Ledger’s joker had some snap rejoinders, too, such as asking a man he is threatening, “Why so serious?”
Romero had gaudy pranks. Nicholson used sight gags that were deadly and his head was often thrown back on his shoulders. Romero leaped about the set, Nicholson pranced, Ledger slinked.
Romero’s Gotham City was more comic book than the metropolis of the other jokers. Nicholson’s Gotham, inhabited by a sulking Batman, was dark and evil. Ledger’s was dangerous and Phoenix’ is simply terrifying.
All in all, these are guys you do NOT want to invite to your dinner party or your little girls’s birthday bash.
In 2008, sadly, the joker legend broke new and tragic ground. Just before the 2008 debut of The Dark Knight, Ledger died of a prescription drug overdose. His sudden death shocked the country (he won the Best Supporting Actor Oscar that year, posthumously). It also forced people to see The Joker character in a new and sad way.
In 2012, the Joker made tragic news again when another Batman movie debuted, The Dark Knight Rises. It was screened at a theater in Aurora, Colorado. On January 22, a gunman, James Holmes, walked into the theater and began a shooting spree which left 12 dead and 70 wounded. Holmes, with his wild, scraggly red hair, was said by many theater patrons to remind them of the Joker. It was rumored, falsely, that Holmes was actually a fan of The Joker. The evil character became attached to the shooter in the minds of many.

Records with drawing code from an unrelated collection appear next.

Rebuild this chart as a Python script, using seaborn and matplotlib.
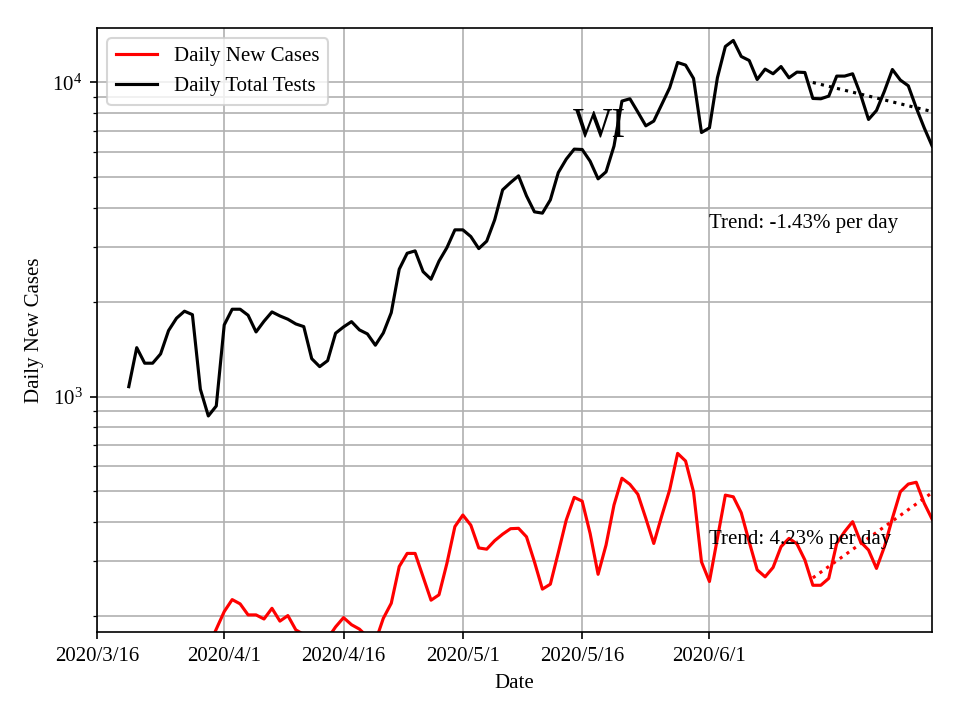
import numpy as np
import pandas as pd
import matplotlib
matplotlib.use("Agg")
import matplotlib.pyplot as plt
import seaborn as sns

plt.rcParams['font.family'] = ['Liberation Serif', 'DejaVu Serif']
plt.rcParams['mathtext.fontset'] = 'custom'
plt.rcParams['mathtext.rm'] = 'Liberation Serif'
plt.rcParams['mathtext.it'] = 'Liberation Serif:italic'
plt.rcParams['font.size'] = 10

# ---- data ----
start_date = "2020-03-20"

daily_new_cases = [
    60, 70, 75, 80, 95, 110, 120, 130, 135, 150,
    160, 182, 207, 226, 219, 202, 202, 196, 212, 193,
    201, 181, 175, 165, 160, 170, 185, 198, 188, 182,
    172, 166, 197, 220, 288, 317, 317, 267, 225, 234,
    295, 386, 420, 390, 330, 327, 348, 365, 380, 381,
    358, 298, 244, 253, 319, 405, 478, 465, 367, 272,
    337, 452, 550, 526, 489, 410, 341, 417, 505, 660,
    624, 498, 298, 258, 354, 486, 480, 427, 345, 281,
    267, 286, 333, 354, 340, 302, 251, 251, 264, 341,
    372, 400, 345, 325, 284, 333, 410, 498, 527, 534,
    458, 407,
]

daily_total_tests = [
    1076, 1432, 1278, 1278, 1368, 1623, 1777, 1871, 1824, 1056,
    868, 934, 1692, 1898, 1898, 1816, 1607, 1738, 1861, 1807,
    1764, 1704, 1671, 1321, 1246, 1302, 1592, 1667, 1733, 1631,
    1584, 1458, 1595, 1851, 2545, 2861, 2911, 2500, 2365, 2700,
    2982, 3396, 3396, 3233, 2960, 3126, 3654, 4552, 4804, 5045,
    4357, 3875, 3838, 4231, 5168, 5702, 6136, 6120, 5617, 4935,
    5195, 6274, 8726, 8875, 8050, 7279, 7536, 8511, 9617, 11580,
    11360, 10300, 6930, 7173, 10350, 13020, 13610, 12100, 11750, 10220,
    11030, 10660, 11240, 10350, 10790, 10760, 8895, 8875, 9050, 10480,
    10480, 10660, 9157, 7626, 8145, 9389, 11000, 10180, 9761, 8307,
    7173, 6274,
]

trend_dates = ["2020-06-14", "2020-06-29"]
cases_trend = [265, 495]
tests_trend = [10000, 8080]

tick_dates = ["2020-03-16", "2020-04-01", "2020-04-16", "2020-05-01", "2020-05-16", "2020-06-01"]
tick_labels = ["2020/3/16", "2020/4/1", "2020/4/16", "2020/5/1", "2020/5/16", "2020/6/1"]

series_names = ["Daily New Cases", "Daily Total Tests"]
series_colors = ["red", "black"]

# ---- frames ----
dates = pd.date_range(start_date, periods=len(daily_total_tests), freq="D")
df = pd.concat([
    pd.DataFrame({"date": dates, "value": daily_new_cases, "series": series_names[0]}),
    pd.DataFrame({"date": dates, "value": daily_total_tests, "series": series_names[1]}),
], ignore_index=True)

tdates = pd.to_datetime(trend_dates)
df_trend = pd.concat([
    pd.DataFrame({"date": tdates, "value": cases_trend, "series": series_names[0]}),
    pd.DataFrame({"date": tdates, "value": tests_trend, "series": series_names[1]}),
], ignore_index=True)

palette = dict(zip(series_names, series_colors))

fig = plt.figure(figsize=(6.4, 4.8), dpi=150)
ax = fig.add_axes([0.101, 0.122, 0.870, 0.839])
ax.set_yscale("log")

sns.lineplot(data=df, x="date", y="value", hue="series", hue_order=series_names,
             palette=palette, linewidth=1.5, ax=ax)
sns.lineplot(data=df_trend, x="date", y="value", hue="series", hue_order=series_names,
             palette=palette, linewidth=1.5, linestyle=":", legend=False, ax=ax)

ax.set_xlim(pd.Timestamp("2020-03-16"), pd.Timestamp("2020-06-29"))
ax.set_ylim(178, 14900)
ax.set_xticks(pd.to_datetime(tick_dates))
ax.set_xticklabels(tick_labels)
ax.grid(True, which="both", color="#b0b0b0", linewidth=0.8)
ax.set_axisbelow(True)

ax.set_xlabel("Date")
ax.set_ylabel("Daily New Cases")

ax.legend(loc="upper left", title=None)

ax.text(0.602, 0.82, "WI", transform=ax.transAxes, ha="center", va="baseline", fontsize=20)
ax.text(pd.Timestamp("2020-06-01"), 3450, "Trend: -1.43% per day", ha="left", va="baseline")
ax.text(pd.Timestamp("2020-06-01"), 340, "Trend: 4.23% per day", ha="left", va="baseline")

fig.savefig("out.png", dpi=150)
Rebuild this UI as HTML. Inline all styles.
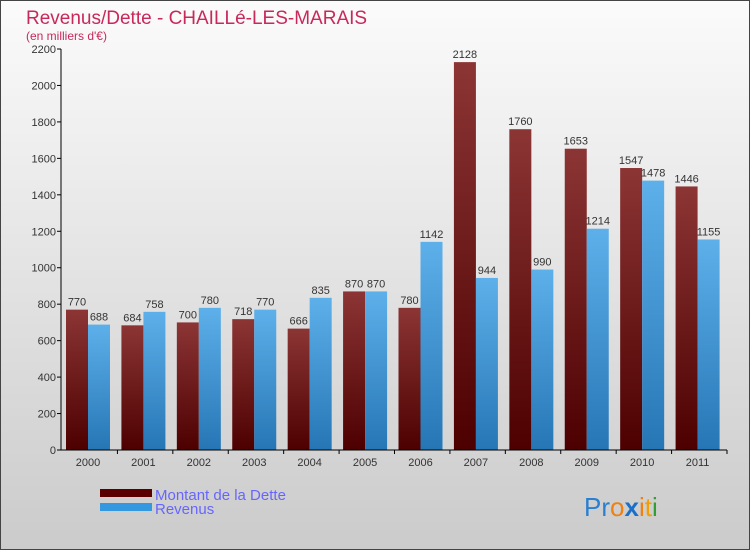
<!DOCTYPE html>
<html><head><meta charset="utf-8"><style>
body{margin:0}
svg{display:block;font-family:"Liberation Sans",sans-serif}
</style></head><body>
<svg id="c" width="750" height="550" viewBox="0 0 750 550">
<defs>
<linearGradient id="bg" x1="0" y1="0" x2="0" y2="1"><stop offset="0" stop-color="#fbfbfb"/><stop offset="1" stop-color="#cbcbcb"/></linearGradient>
<linearGradient id="gd" x1="0" y1="0" x2="0" y2="1"><stop offset="0" stop-color="#8c3535"/><stop offset="1" stop-color="#4d0000"/></linearGradient>
<linearGradient id="gr" x1="0" y1="0" x2="0" y2="1"><stop offset="0" stop-color="#5db0ea"/><stop offset="1" stop-color="#2676b5"/></linearGradient>
</defs>
<rect x="0.5" y="0.5" width="749" height="549" fill="url(#bg)" stroke="#444"/>
<text x="26" y="24" font-size="19" fill="#c8285a">Revenus/Dette - CHAILLé-LES-MARAIS</text>
<text x="26" y="40" font-size="12" fill="#c8285a">(en milliers d'€)</text>
<g id="bars"></g>
<g id="axes"></g>
<rect x="100" y="489" width="52" height="8" fill="#5a0000"/>
<text x="155" y="500" font-size="15" fill="#6666ff">Montant de la Dette</text>
<rect x="100" y="503" width="52" height="8" fill="#3398e0"/>
<text x="155" y="514" font-size="15" fill="#6666ff">Revenus</text>
<g font-size="26">
<text x="584" y="516"><tspan fill="#2a7fd0">Pr</tspan><tspan fill="#f08010">o</tspan><tspan fill="#1a70c8" font-weight="bold">x</tspan><tspan fill="#f08010">i</tspan><tspan fill="#f0a000">t</tspan><tspan fill="#30a030">i</tspan></text>
</g>
</svg>
<script>
const years=["2000","2001","2002","2003","2004","2005","2006","2007","2008","2009","2010","2011"];
const dette=[770,684,700,718,666,870,780,2128,1760,1653,1547,1446];
const revenus=[688,758,780,770,835,870,1142,944,990,1214,1478,1155];
const yTicks=[0,200,400,600,800,1000,1200,1400,1600,1800,2000,2200];
const NS="http://www.w3.org/2000/svg";
const x0=62,x1=727,yb=450,yt=49,ymax=2200;
const gw=(x1-x0)/years.length;
const y=v=>yb-(v/ymax)*(yb-yt);
function mk(t,a,p){const e=document.createElementNS(NS,t);for(const k in a)e.setAttribute(k,a[k]);p.appendChild(e);return e;}
const bars=document.getElementById('bars'),axes=document.getElementById('axes');
years.forEach((yr,i)=>{
  const s=x0+i*gw;
  const b1=mk('rect',{x:s+4,y:y(dette[i]),width:22,height:yb-y(dette[i]),fill:'url(#gd)'},bars);
  
  
  const b2=mk('rect',{x:s+26,y:y(revenus[i]),width:22,height:yb-y(revenus[i]),fill:'url(#gr)'},bars);
  
  
  const l1=mk('text',{x:s+15,y:y(dette[i])-4,'font-size':11,fill:'#333','text-anchor':'middle'},bars);
  l1.textContent=dette[i];
  
  
  const l2=mk('text',{x:s+37,y:y(revenus[i])-4,'font-size':11,fill:'#333','text-anchor':'middle'},bars);
  l2.textContent=revenus[i];
  
  
  const xl=mk('text',{x:s+26,y:466,'font-size':11,fill:'#333','text-anchor':'middle'},axes);
  xl.textContent=yr;
  
  
  mk('line',{x1:s+gw,x2:s+gw,y1:yb,y2:yb+4,stroke:'#000'},axes);
});
yTicks.forEach(v=>{
  mk('line',{x1:57,x2:61,y1:y(v),y2:y(v),stroke:'#000'},axes);
  const t=mk('text',{x:56,y:y(v)+4,'font-size':11,fill:'#333','text-anchor':'end'},axes);
  t.textContent=v;
  
  
});
const ya=mk('line',{x1:61,x2:61,y1:yt,y2:yb,stroke:'#000'},axes);


const xa=mk('line',{x1:61,x2:x1,y1:yb,y2:yb,stroke:'#000'},axes);


</script>
</body></html>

That Batman movie became international news and a national tragedy. Warner Bros. scrubbed several openings and delayed many more. Even so, the movie earned a billion dollars world wide. The Joker will not be shown at the Aurora theater where those movie patrons were murdered.
Just recently, dozens of relatives of those killed or wounded in the mass shooting in Aurora signed a letter that asked Warner Bros. to donate a percentage of its revenue for Joker to charities of Aurora gun victims.
Over the last few months Joker, that won the Venice Film Festival best movie award, has been the center of a firestorm over move violence. Many people are claiming that the violence of the new Joker might spur mentally ill people to go to yet another movie theater and murder people or wander into a city street, or park, and slay people. A website covering that has been monitored by police around the country. A theater in California received a threat and scrubbed several screenings of the film last weekend. The Los Angeles police have gone on high alert around movie theaters showing the Joker over violence fears.
At the quiet suburban theater where I saw Joker, signs were posted on entrance doors banning masks, costumes, bulky clothing and knapsacks.
To me, this is media hysteria. Phoenix, tormented by interviewer suggestions of violence, last week finally confronted the issue and, wisely, said that a disturbed person does not need to see Joker, or any other movie, to go out and commit violence. The film does not trigger it; they do themselves. How many thousands of violent movies have we all seen over the last 100 years? How many of them spurred people to commit murder? A handful, maybe less. As police note, better safe than sorry.
What do we do next, though, cancel all the cop shows on TV?
Let’s let the Joker bound about Gotham City in his clown face. We’ll enjoy his story and leave the rest up to the psychiatrists, hospitals and police.